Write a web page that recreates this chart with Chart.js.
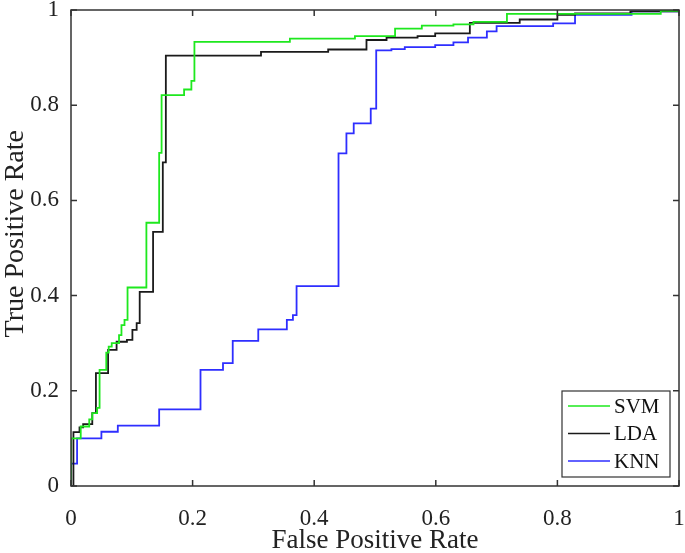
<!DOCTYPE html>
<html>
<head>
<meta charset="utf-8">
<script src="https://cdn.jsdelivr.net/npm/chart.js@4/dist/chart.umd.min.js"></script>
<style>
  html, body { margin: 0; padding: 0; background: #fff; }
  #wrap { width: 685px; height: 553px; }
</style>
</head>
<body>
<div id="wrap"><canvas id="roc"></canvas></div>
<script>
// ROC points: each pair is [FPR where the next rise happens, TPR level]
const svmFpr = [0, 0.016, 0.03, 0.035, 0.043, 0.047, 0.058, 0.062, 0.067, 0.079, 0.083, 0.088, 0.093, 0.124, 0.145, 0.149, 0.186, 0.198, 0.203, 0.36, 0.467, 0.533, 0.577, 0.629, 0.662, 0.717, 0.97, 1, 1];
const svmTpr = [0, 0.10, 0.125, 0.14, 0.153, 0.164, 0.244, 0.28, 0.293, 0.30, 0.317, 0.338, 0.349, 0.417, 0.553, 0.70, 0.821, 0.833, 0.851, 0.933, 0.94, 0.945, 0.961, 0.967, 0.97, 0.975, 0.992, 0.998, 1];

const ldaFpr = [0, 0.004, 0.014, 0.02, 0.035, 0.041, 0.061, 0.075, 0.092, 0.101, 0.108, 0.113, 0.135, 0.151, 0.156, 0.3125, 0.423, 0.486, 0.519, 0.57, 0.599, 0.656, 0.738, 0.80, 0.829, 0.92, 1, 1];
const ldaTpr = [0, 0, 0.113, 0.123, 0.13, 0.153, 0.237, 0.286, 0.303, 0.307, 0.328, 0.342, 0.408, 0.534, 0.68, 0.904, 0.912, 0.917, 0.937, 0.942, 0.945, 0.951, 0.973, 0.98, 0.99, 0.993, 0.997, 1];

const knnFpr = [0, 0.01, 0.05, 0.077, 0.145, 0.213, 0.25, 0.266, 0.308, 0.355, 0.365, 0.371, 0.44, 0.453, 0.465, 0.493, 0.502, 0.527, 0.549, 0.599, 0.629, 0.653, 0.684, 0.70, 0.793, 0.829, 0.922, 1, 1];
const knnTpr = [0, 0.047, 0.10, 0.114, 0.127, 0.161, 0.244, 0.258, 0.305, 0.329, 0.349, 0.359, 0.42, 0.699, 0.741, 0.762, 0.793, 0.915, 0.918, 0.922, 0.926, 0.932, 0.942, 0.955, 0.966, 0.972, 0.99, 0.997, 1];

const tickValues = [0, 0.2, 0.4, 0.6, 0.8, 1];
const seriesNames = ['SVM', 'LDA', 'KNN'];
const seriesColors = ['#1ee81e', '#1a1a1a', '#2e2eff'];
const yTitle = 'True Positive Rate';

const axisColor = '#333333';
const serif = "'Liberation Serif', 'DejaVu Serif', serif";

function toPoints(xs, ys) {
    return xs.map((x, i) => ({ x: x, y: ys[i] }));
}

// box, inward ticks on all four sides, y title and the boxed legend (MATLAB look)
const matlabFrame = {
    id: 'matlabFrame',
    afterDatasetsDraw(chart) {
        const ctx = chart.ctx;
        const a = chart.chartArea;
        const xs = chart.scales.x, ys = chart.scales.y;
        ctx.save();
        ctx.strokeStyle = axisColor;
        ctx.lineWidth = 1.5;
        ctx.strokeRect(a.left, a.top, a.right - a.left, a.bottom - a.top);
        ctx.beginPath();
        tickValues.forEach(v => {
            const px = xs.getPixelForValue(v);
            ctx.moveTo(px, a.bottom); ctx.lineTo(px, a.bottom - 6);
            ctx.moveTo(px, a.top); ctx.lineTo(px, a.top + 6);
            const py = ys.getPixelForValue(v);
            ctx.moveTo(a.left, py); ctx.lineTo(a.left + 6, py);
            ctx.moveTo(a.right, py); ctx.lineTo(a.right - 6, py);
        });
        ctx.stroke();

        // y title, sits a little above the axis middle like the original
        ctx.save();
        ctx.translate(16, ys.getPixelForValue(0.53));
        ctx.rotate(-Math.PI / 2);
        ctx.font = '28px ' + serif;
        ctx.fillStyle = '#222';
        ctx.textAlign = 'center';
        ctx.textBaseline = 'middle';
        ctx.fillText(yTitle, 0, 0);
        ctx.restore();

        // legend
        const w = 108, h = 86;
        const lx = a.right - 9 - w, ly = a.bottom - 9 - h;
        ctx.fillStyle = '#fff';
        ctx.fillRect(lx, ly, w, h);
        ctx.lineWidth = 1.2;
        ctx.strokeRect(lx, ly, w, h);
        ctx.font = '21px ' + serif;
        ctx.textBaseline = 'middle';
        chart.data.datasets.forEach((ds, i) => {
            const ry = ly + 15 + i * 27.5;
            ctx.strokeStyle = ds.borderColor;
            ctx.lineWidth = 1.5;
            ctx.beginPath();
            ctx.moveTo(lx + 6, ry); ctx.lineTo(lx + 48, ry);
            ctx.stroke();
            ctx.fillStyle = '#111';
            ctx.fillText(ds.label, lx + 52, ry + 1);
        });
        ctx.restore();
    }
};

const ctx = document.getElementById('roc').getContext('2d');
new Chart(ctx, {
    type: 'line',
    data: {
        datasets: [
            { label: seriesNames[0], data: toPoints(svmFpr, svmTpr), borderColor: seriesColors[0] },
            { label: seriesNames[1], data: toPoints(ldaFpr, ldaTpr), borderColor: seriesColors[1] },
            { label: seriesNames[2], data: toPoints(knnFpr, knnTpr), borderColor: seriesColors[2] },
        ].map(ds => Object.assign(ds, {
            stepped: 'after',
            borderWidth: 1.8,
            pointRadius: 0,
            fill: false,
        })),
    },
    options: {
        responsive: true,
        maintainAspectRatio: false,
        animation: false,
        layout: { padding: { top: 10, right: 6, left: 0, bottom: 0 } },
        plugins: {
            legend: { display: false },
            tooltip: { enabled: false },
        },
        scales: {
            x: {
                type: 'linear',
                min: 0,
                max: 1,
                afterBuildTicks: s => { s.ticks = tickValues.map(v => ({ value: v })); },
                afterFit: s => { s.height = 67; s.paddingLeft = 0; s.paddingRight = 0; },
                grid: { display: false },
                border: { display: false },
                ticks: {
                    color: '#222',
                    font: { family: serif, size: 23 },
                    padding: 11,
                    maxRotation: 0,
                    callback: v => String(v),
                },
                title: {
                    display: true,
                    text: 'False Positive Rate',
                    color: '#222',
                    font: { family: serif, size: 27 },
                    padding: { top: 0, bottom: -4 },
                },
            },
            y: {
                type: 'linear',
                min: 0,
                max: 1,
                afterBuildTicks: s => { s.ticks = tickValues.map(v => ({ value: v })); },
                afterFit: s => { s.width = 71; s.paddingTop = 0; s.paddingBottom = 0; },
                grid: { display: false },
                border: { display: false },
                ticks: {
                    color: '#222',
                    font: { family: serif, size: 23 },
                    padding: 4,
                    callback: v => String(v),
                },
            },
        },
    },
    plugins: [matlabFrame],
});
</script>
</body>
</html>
■ ■ ■ ■
* [Given request]: Print the complete listing exactly as it stands, without its pictures.

* [Answer to the exercise]:
Write a web page that recreates this chart with Chart.js.
<!DOCTYPE html>
<html>
<head>
<meta charset="utf-8">
<script src="https://cdn.jsdelivr.net/npm/chart.js@4/dist/chart.umd.min.js"></script>
<style>
  html, body { margin: 0; padding: 0; background: #fff; }
  #wrap { width: 685px; height: 553px; }
</style>
</head>
<body>
<div id="wrap"><canvas id="roc"></canvas></div>
<script>
// ROC points: each pair is [FPR where the next rise happens, TPR level]
const svmFpr = [0, 0.016, 0.03, 0.035, 0.043, 0.047, 0.058, 0.062, 0.067, 0.079, 0.083, 0.088, 0.093, 0.124, 0.145, 0.149, 0.186, 0.198, 0.203, 0.36, 0.467, 0.533, 0.577, 0.629, 0.662, 0.717, 0.97, 1, 1];
const svmTpr = [0, 0.10, 0.125, 0.14, 0.153, 0.164, 0.244, 0.28, 0.293, 0.30, 0.317, 0.338, 0.349, 0.417, 0.553, 0.70, 0.821, 0.833, 0.851, 0.933, 0.94, 0.945, 0.961, 0.967, 0.97, 0.975, 0.992, 0.998, 1];

const ldaFpr = [0, 0.004, 0.014, 0.02, 0.035, 0.041, 0.061, 0.075, 0.092, 0.101, 0.108, 0.113, 0.135, 0.151, 0.156, 0.3125, 0.423, 0.486, 0.519, 0.57, 0.599, 0.656, 0.738, 0.80, 0.829, 0.92, 1, 1];
const ldaTpr = [0, 0, 0.113, 0.123, 0.13, 0.153, 0.237, 0.286, 0.303, 0.307, 0.328, 0.342, 0.408, 0.534, 0.68, 0.904, 0.912, 0.917, 0.937, 0.942, 0.945, 0.951, 0.973, 0.98, 0.99, 0.993, 0.997, 1];

const knnFpr = [0, 0.01, 0.05, 0.077, 0.145, 0.213, 0.25, 0.266, 0.308, 0.355, 0.365, 0.371, 0.44, 0.453, 0.465, 0.493, 0.502, 0.527, 0.549, 0.599, 0.629, 0.653, 0.684, 0.70, 0.793, 0.829, 0.922, 1, 1];
const knnTpr = [0, 0.047, 0.10, 0.114, 0.127, 0.161, 0.244, 0.258, 0.305, 0.329, 0.349, 0.359, 0.42, 0.699, 0.741, 0.762, 0.793, 0.915, 0.918, 0.922, 0.926, 0.932, 0.942, 0.955, 0.966, 0.972, 0.99, 0.997, 1];

const tickValues = [0, 0.2, 0.4, 0.6, 0.8, 1];
const seriesNames = ['SVM', 'LDA', 'KNN'];
const seriesColors = ['#1ee81e', '#1a1a1a', '#2e2eff'];
const yTitle = 'True Positive Rate';

const axisColor = '#333333';
const serif = "'Liberation Serif', 'DejaVu Serif', serif";

function toPoints(xs, ys) {
    return xs.map((x, i) => ({ x: x, y: ys[i] }));
}

// box, inward ticks on all four sides, y title and the boxed legend (MATLAB look)
const matlabFrame = {
    id: 'matlabFrame',
    afterDatasetsDraw(chart) {
        const ctx = chart.ctx;
        const a = chart.chartArea;
        const xs = chart.scales.x, ys = chart.scales.y;
        ctx.save();
        ctx.strokeStyle = axisColor;
        ctx.lineWidth = 1.5;
        ctx.strokeRect(a.left, a.top, a.right - a.left, a.bottom - a.top);
        ctx.beginPath();
        tickValues.forEach(v => {
            const px = xs.getPixelForValue(v);
            ctx.moveTo(px, a.bottom); ctx.lineTo(px, a.bottom - 6);
            ctx.moveTo(px, a.top); ctx.lineTo(px, a.top + 6);
            const py = ys.getPixelForValue(v);
            ctx.moveTo(a.left, py); ctx.lineTo(a.left + 6, py);
            ctx.moveTo(a.right, py); ctx.lineTo(a.right - 6, py);
        });
        ctx.stroke();

        // y title, sits a little above the axis middle like the original
        ctx.save();
        ctx.translate(16, ys.getPixelForValue(0.53));
        ctx.rotate(-Math.PI / 2);
        ctx.font = '28px ' + serif;
        ctx.fillStyle = '#222';
        ctx.textAlign = 'center';
        ctx.textBaseline = 'middle';
        ctx.fillText(yTitle, 0, 0);
        ctx.restore();

        // legend
        const w = 108, h = 86;
        const lx = a.right - 9 - w, ly = a.bottom - 9 - h;
        ctx.fillStyle = '#fff';
        ctx.fillRect(lx, ly, w, h);
        ctx.lineWidth = 1.2;
        ctx.strokeRect(lx, ly, w, h);
        ctx.font = '21px ' + serif;
        ctx.textBaseline = 'middle';
        chart.data.datasets.forEach((ds, i) => {
            const ry = ly + 15 + i * 27.5;
            ctx.strokeStyle = ds.borderColor;
            ctx.lineWidth = 1.5;
            ctx.beginPath();
            ctx.moveTo(lx + 6, ry); ctx.lineTo(lx + 48, ry);
            ctx.stroke();
            ctx.fillStyle = '#111';
            ctx.fillText(ds.label, lx + 52, ry + 1);
        });
        ctx.restore();
    }
};

const ctx = document.getElementById('roc').getContext('2d');
new Chart(ctx, {
    type: 'line',
    data: {
        datasets: [
            { label: seriesNames[0], data: toPoints(svmFpr, svmTpr), borderColor: seriesColors[0] },
            { label: seriesNames[1], data: toPoints(ldaFpr, ldaTpr), borderColor: seriesColors[1] },
            { label: seriesNames[2], data: toPoints(knnFpr, knnTpr), borderColor: seriesColors[2] },
        ].map(ds => Object.assign(ds, {
            stepped: 'after',
            borderWidth: 1.8,
            pointRadius: 0,
            fill: false,
        })),
    },
    options: {
        responsive: true,
        maintainAspectRatio: false,
        animation: false,
        layout: { padding: { top: 10, right: 6, left: 0, bottom: 0 } },
        plugins: {
            legend: { display: false },
            tooltip: { enabled: false },
        },
        scales: {
            x: {
                type: 'linear',
                min: 0,
                max: 1,
                afterBuildTicks: s => { s.ticks = tickValues.map(v => ({ value: v })); },
                afterFit: s => { s.height = 67; s.paddingLeft = 0; s.paddingRight = 0; },
                grid: { display: false },
                border: { display: false },
                ticks: {
                    color: '#222',
                    font: { family: serif, size: 23 },
                    padding: 11,
                    maxRotation: 0,
                    callback: v => String(v),
                },
                title: {
                    display: true,
                    text: 'False Positive Rate',
                    color: '#222',
                    font: { family: serif, size: 27 },
                    padding: { top: 0, bottom: -4 },
                },
            },
            y: {
                type: 'linear',
                min: 0,
                max: 1,
                afterBuildTicks: s => { s.ticks = tickValues.map(v => ({ value: v })); },
                afterFit: s => { s.width = 71; s.paddingTop = 0; s.paddingBottom = 0; },
                grid: { display: false },
                border: { display: false },
                ticks: {
                    color: '#222',
                    font: { family: serif, size: 23 },
                    padding: 4,
                    callback: v => String(v),
                },
            },
        },
    },
    plugins: [matlabFrame],
});
</script>
</body>
</html>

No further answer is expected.